Heroin chic was a look popularized in mid-1990s fashion and characterized by pale skin, dark circles underneath the eyes, dark red lipstick and angular bone structure. The look, characterised by emaciated features and androgyny, was a reaction against the "healthy" and vibrant look of models such as Cindy Crawford and Claudia Schiffer. A 1996 article in the Los Angeles Times stated that the fashion industry had "a nihilistic vision of beauty" that was reflective of drug addiction and the U.S. News and World Report called the movement a "cynical trend".

At the time during which heroin chic emerged, the popular image of heroin was changing for several reasons. The price of heroin had decreased, and its purity had increased dramatically. In the 1980s, the AIDS epidemic had made injecting heroin with unclean needles increasingly risky. Available heroin had become more pure, and snorting became a more common mode of heroin use.
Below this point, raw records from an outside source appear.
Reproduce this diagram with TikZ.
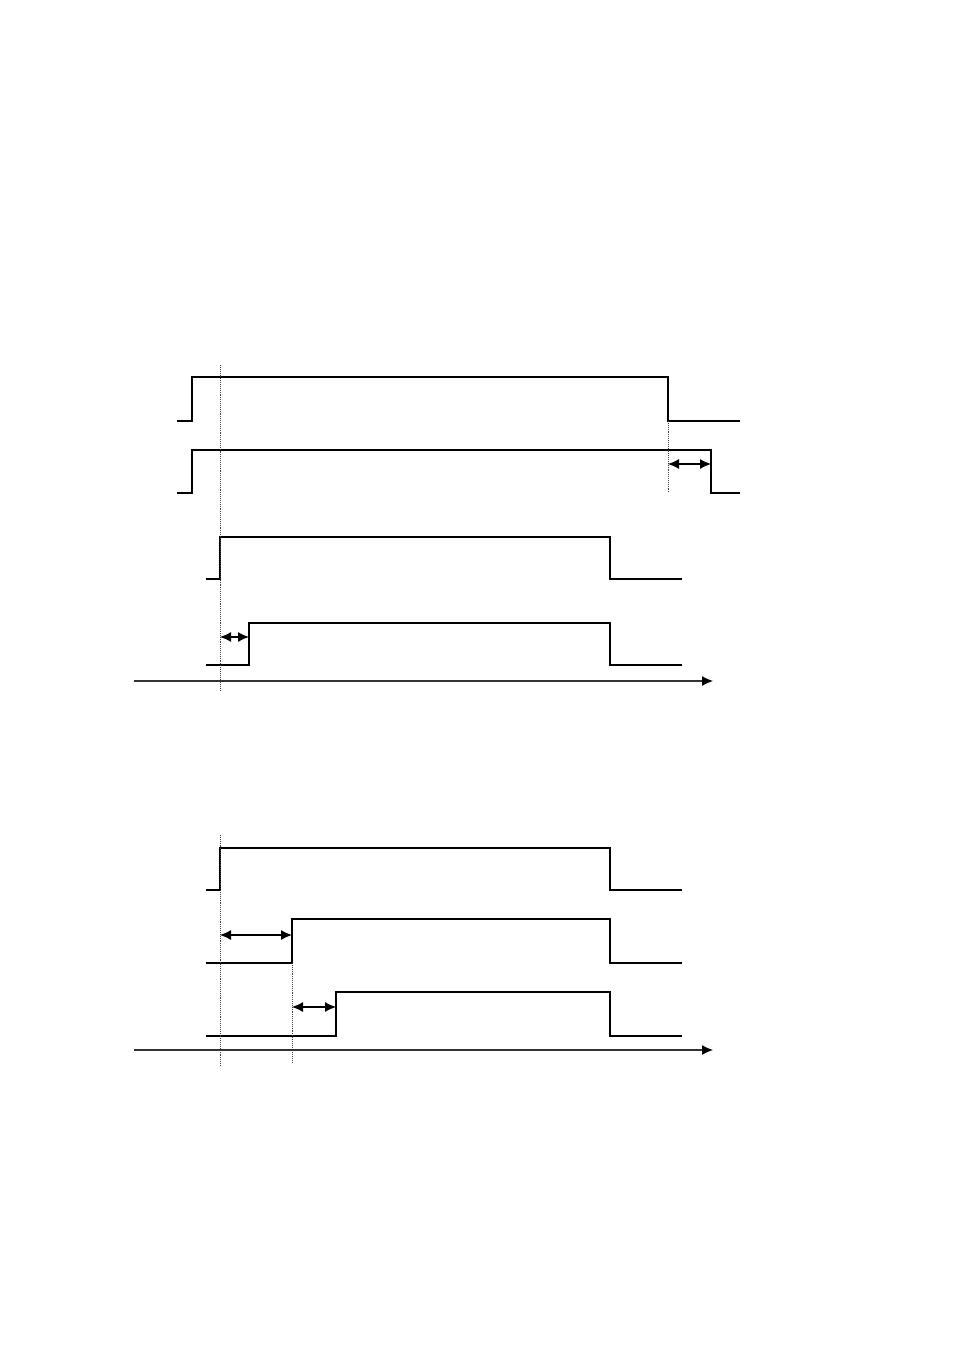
\documentclass[tikz,border=0pt]{standalone}
\usepackage{tikz}
\usetikzlibrary{arrows.meta}
\tikzset{
  wave/.style = {draw=black, line width=1.2pt, line join=miter},% signal
  guide/.style = {draw=black!75, densely dotted, line width=0.9pt},% repere vertical
  delay/.style = {{Latex[length=11pt,width=10pt]}-{Latex[length=11pt,width=10pt]}, line width=1.1pt},% retard
  axis/.style = {-{Latex[length=11pt,width=10pt,fill=black,color=black]}, draw=black!80, line width=1.1pt}% axe du temps
}

\begin{document}
\begin{tikzpicture}[x=1pt,y=-1pt]
\useasboundingbox (0,0) rectangle (954,1351);
% haut : signaux
\foreach \xa/\xr/\xf/\xb/\yl/\yh in {177/192/668/740/421/377, 177/192/711/740/493/450,
    206/220/610/682/579/537, 206/249/610/682/665/623}
  \draw[wave] (\xa,\yl) -- (\xr,\yl) -- (\xr,\yh) -- (\xf,\yh) -- (\xf,\yl) -- (\xb,\yl);
% haut : reperes et retards
\coordinate (g1t) at (220,365);
\coordinate (g1b) at (220,690);
\coordinate (g2t) at (668,421);
\coordinate (g2b) at (668,492);
\draw[guide] (g1t) -- (g1b);
\draw[guide] (g2t) -- (g2b);
\coordinate (d1a) at (668,464);
\coordinate (d1b) at (711,464);
\draw[delay] (d1a) -- (d1b);
\coordinate (d2a) at (220,637);
\coordinate (d2b) at (249,637);
\draw[delay] (d2a) -- (d2b);
\coordinate (t1a) at (134,681);
\coordinate (t1b) at (713,681);
\draw[axis] (t1a) -- (t1b);
% bas : signaux
\foreach \xa/\xr/\xf/\xb/\yl/\yh in {206/220/610/682/890/848, 206/292/610/682/963/919,
    206/336/610/682/1036/992}
  \draw[wave] (\xa,\yl) -- (\xr,\yl) -- (\xr,\yh) -- (\xf,\yh) -- (\xf,\yl) -- (\xb,\yl);
% bas : reperes et retards
\coordinate (g3t) at (220,835);
\coordinate (g3b) at (220,1065);
\coordinate (g4t) at (292,963);
\coordinate (g4b) at (292,1063);
\draw[guide] (g3t) -- (g3b);
\draw[guide] (g4t) -- (g4b);
\coordinate (d3a) at (220,935);
\coordinate (d3b) at (292,935);
\draw[delay] (d3a) -- (d3b);
\coordinate (d4a) at (292,1007);
\coordinate (d4b) at (336,1007);
\draw[delay] (d4a) -- (d4b);
\coordinate (t2a) at (134,1050);
\coordinate (t2b) at (713,1050);
\draw[axis] (t2a) -- (t2b);
\end{tikzpicture}
\end{document}
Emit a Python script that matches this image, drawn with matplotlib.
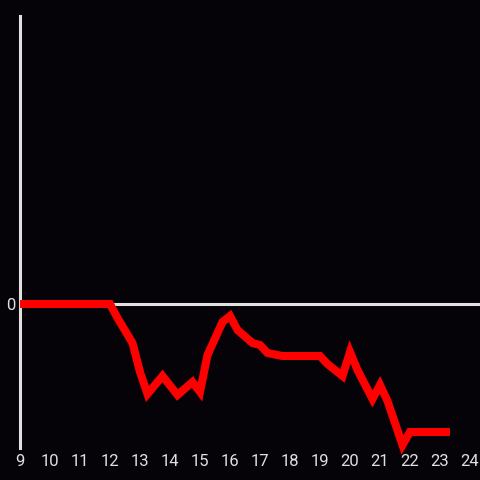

These changes decreased the stigma surrounding the drug, allowing heroin to find a new market among the middle-class and the wealthy, in contrast to its previous base of the poor and marginalized. Heroin infiltrated pop culture through attention brought to addictions in the early 1990s. In film, the heroin chic trend in fashion coincided with a string of movies in the mid‑1990s—such as The Basketball Diaries, Trainspotting, Kids, Permanent Midnight, and Pulp Fiction—that examined heroin use and drug culture.